On they way home, I asked my friend, “Wasn’t that Deviled ham?” and she said yes, but he’d already started eating it and it didn’t seem the right thing to say it after the fact.

So now we always ask if she’s making the ‘vegetarian deviled ham’ for Thanksgiving.

(I have to say, it looked like ham, it smelled like ham. He had to know it was HAM!)

Oh dear, the upside-down turkey reminds me of my epic Thanksgiving fail. It was our first year hosting for the extended family. Kids were 1 & 3. Told DH to take them out for an adventure while I cooked and cleaned the house. I had read about starting upside down then rotating to breast side up to brown the top. This recipe called for basting with a spray butter occasionally.

So I was on a roll. Cleaning the house, basting the turkey, setting the table … except for one basting I accidentally had Windex in my hand and not spray butter. Oops. It was still upside down at that point. I washed it off, flipped it over and crossed my fingers. All went well, but I confessed to DH in the morning. He got a good laugh and said it was too good not to share and outed me for serving the only turkey you could see your reflection in.

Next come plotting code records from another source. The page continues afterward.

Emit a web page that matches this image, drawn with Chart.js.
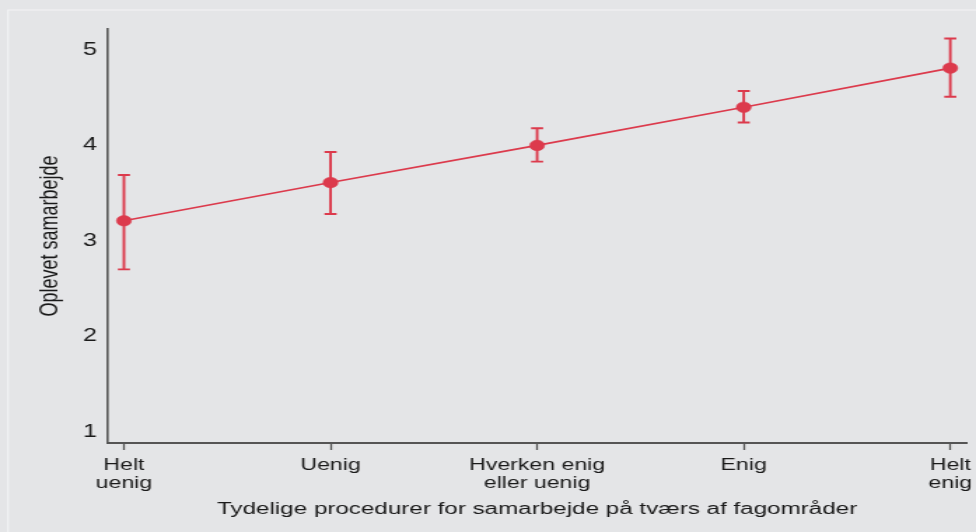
<!DOCTYPE html>
<html>
<head>
<meta charset="utf-8">
<script src="https://cdn.jsdelivr.net/npm/chart.js@4.4.1/dist/chart.umd.min.js"></script>
<style>
  html, body { margin: 0; padding: 0; background: #e4e5e7; }
  #wrap { width: 976px; height: 532px; overflow: hidden; }
</style>
</head>
<body>
<div id="wrap">
  <canvas id="chart" width="697" height="532" style="width:976px;height:532px"></canvas>
</div>
<script>
// data
const categories = [['Helt', 'uenig'], 'Uenig', ['Hverken enig', 'eller uenig'], 'Enig', ['Helt', 'enig']];
const means = [3.21, 3.61, 4.0, 4.4, 4.81];
const lower = [2.70, 3.28, 3.83, 4.24, 4.51];
const upper = [3.69, 3.93, 4.18, 4.57, 5.12];
const yTicks = [1, 2, 3, 4, 5];

const yTitle = 'Oplevet samarbejde';
const xTitle = 'Tydelige procedurer for samarbejde på tværs af fagområder';

// the original picture is stretched sideways, so the canvas is drawn narrow and widened by css
const SX = 1.4;
const red = '#dc3a4c';
const axisColor = '#555555';
const fontFamily = '"Liberation Sans", Arial, sans-serif';

const background = {
  id: 'background',
  beforeDraw(chart) {
    const ctx = chart.ctx;
    ctx.save();
    ctx.fillStyle = '#e4e5e7';
    ctx.fillRect(0, 0, chart.width, chart.height);
    ctx.strokeStyle = '#f3f4f5';
    ctx.lineWidth = 1.2;
    ctx.beginPath();
    ctx.moveTo(8 / SX, chart.height);
    ctx.lineTo(8 / SX, 10);
    ctx.lineTo(chart.width, 10);
    ctx.stroke();
    ctx.restore();
  }
};

const errorBars = {
  id: 'errorBars',
  beforeDatasetsDraw(chart) {
    const ctx = chart.ctx;
    const xs = chart.scales.x;
    const ys = chart.scales.y;
    ctx.save();
    ctx.strokeStyle = red;
    ctx.lineWidth = 1.9;
    means.forEach((m, i) => {
      const x = xs.getPixelForValue(i);
      const yLo = ys.getPixelForValue(lower[i]);
      const yHi = ys.getPixelForValue(upper[i]);
      const half = 4.3;
      ctx.beginPath();
      ctx.moveTo(x, yLo);
      ctx.lineTo(x, yHi);
      ctx.moveTo(x - half, yLo);
      ctx.lineTo(x + half, yLo);
      ctx.moveTo(x - half, yHi);
      ctx.lineTo(x + half, yHi);
      ctx.stroke();
    });
    ctx.restore();
  }
};

new Chart(document.getElementById('chart'), {
  type: 'scatter',
  data: {
    datasets: [{
      data: means.map((m, i) => ({ x: i, y: m })),
      showLine: true,
      borderColor: red,
      borderWidth: 1.6,
      backgroundColor: red,
      pointBackgroundColor: red,
      pointBorderColor: red,
      pointBorderWidth: 0.5,
      pointRadius: 5.3,
      tension: 0
    }]
  },
  options: {
    responsive: false,
    animation: false,
    devicePixelRatio: 1,
    layout: { padding: { left: 0, top: 29, right: 7, bottom: 0 } },
    plugins: {
      legend: { display: false },
      tooltip: { enabled: false }
    },
    scales: {
      x: {
        type: 'linear',
        min: -0.077,
        max: 4.077,
        afterBuildTicks: s => { s.ticks = categories.map((c, i) => ({ value: i })); },
        afterFit: s => {
          s.height = 532 - 443;
          s.paddingLeft = 0;
          s.paddingRight = 0;
        },
        grid: { drawOnChartArea: false, drawTicks: true, tickLength: 7, color: axisColor, tickWidth: 1.3 },
        border: { display: true, color: axisColor, width: 2 },
        ticks: {
          autoSkip: false,
          maxRotation: 0,
          padding: 6,
          color: '#1a1a1a',
          font: { family: fontFamily, size: 16.5, lineHeight: 1.1 },
          callback: v => categories[Math.round(v)]
        },
        title: {
          display: true,
          text: xTitle,
          color: '#1a1a1a',
          font: { family: fontFamily, size: 17.3, lineHeight: 1.2 },
          padding: { top: 0, bottom: 12.5 }
        }
      },
      y: {
        type: 'linear',
        min: 0.88,
        max: 5.22,
        afterBuildTicks: s => { s.ticks = yTicks.map(v => ({ value: v })); },
        afterFit: s => {
          s.width = 108 / SX;
          s.paddingTop = 0;
          s.paddingBottom = 0;
        },
        grid: { display: false, drawTicks: false, tickLength: 0 },
        border: { display: true, color: axisColor, width: 1.6 },
        ticks: {
          padding: 8,
          color: '#1a1a1a',
          font: { family: fontFamily, size: 18 }
        },
        title: {
          display: true,
          text: yTitle,
          color: '#1a1a1a',
          font: { family: fontFamily, size: 18, lineHeight: 1.2 },
          padding: { top: 25.5, bottom: 0 }
        }
      }
    }
  },
  plugins: [background, errorBars]
});
</script>
</body>
</html>
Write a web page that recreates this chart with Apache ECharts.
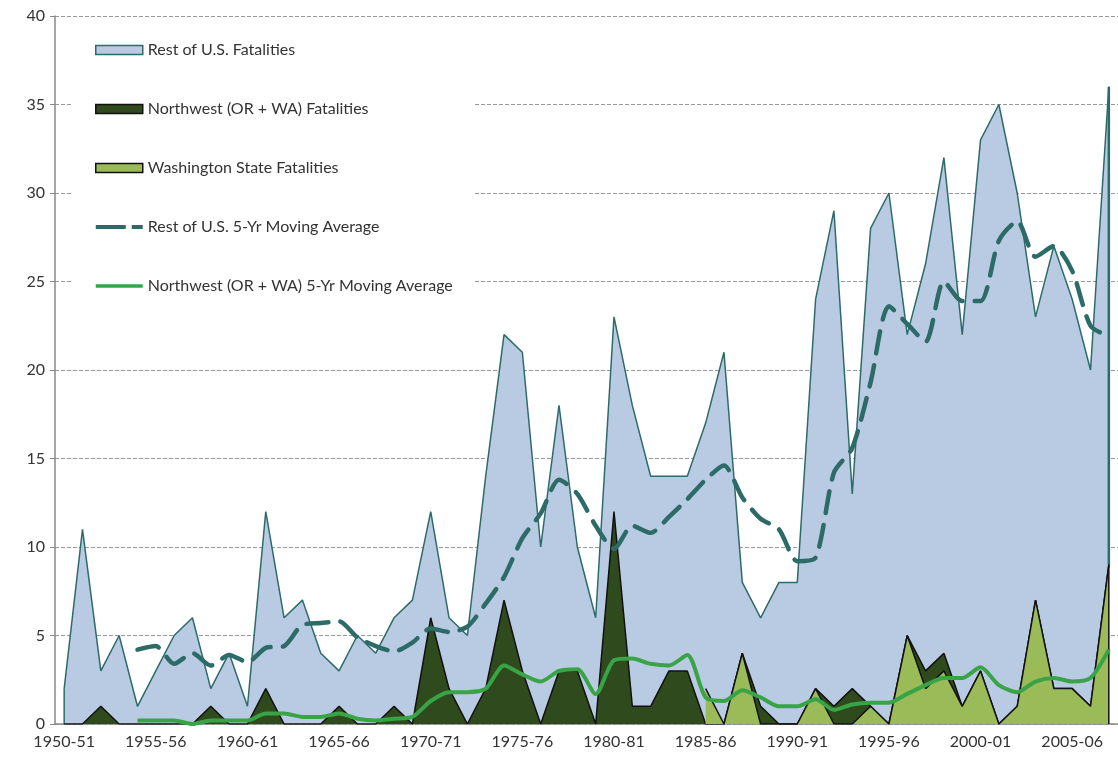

For some reason the extended family still comes here, but I’m glad expectations were set low.

Years ago, my mom made rolls that were hard as a hockey puck. Like chip your teeth hard. We told her they weren’t edible and she was like oh, they can’t be that bad and walked away.

My sister chucked one at her and it lightly hit her from behind and she goes “ouch! What was that???” .

When she realized it was a hockey puck roll she burst out laughing and threw them all away. We still joke about it every year when we see the rolls come out.

Ah yes, it wasn’t Thanksgiving but I was trying to impressH’s friends when we attended a party and I made chocolate croissants. Unfortunately I didn’t taste and and later wondered why they weren’t consumed—you guessed it, they were hard as rocks! Yikes! I had never baked croissants in humid HI and they had been great when I had made them in drier CA!

Never baked for H’s friends again!

My grandmother always started the turkey upside down. The inside juices that drip down keep the breast moist.

Nowadays, we don’t always use the whole bird. Just buy the breast and the large legs more stores sell nowadays, that look so medieval. I think it was last year that I made filet and just legs and it was the legs that everyone wanted first. (Truth: I buy them made by my local butcher and reheat later. He cooks them just under temp for those who will later reheat.)

One of our first Thanksgivings as a couple, I planned to cook a turkey for the first time. I asked my sister for advice and she explained a fool proof way to cook a turkey in a greased brown paper bag.

It was quite an undertaking in that tiny apartment kitchen, greasing that bag, getting the turkey inside, putting it in one of those disposable aluminum pans from the grocery store…

And it came out underdone. We were so disappointed and so hungry!

I think that started the whole “the turkey is NOT our favorite part” sentiment, but it took a few more tries before we switched, permanently, to steak & our favorite side dishes!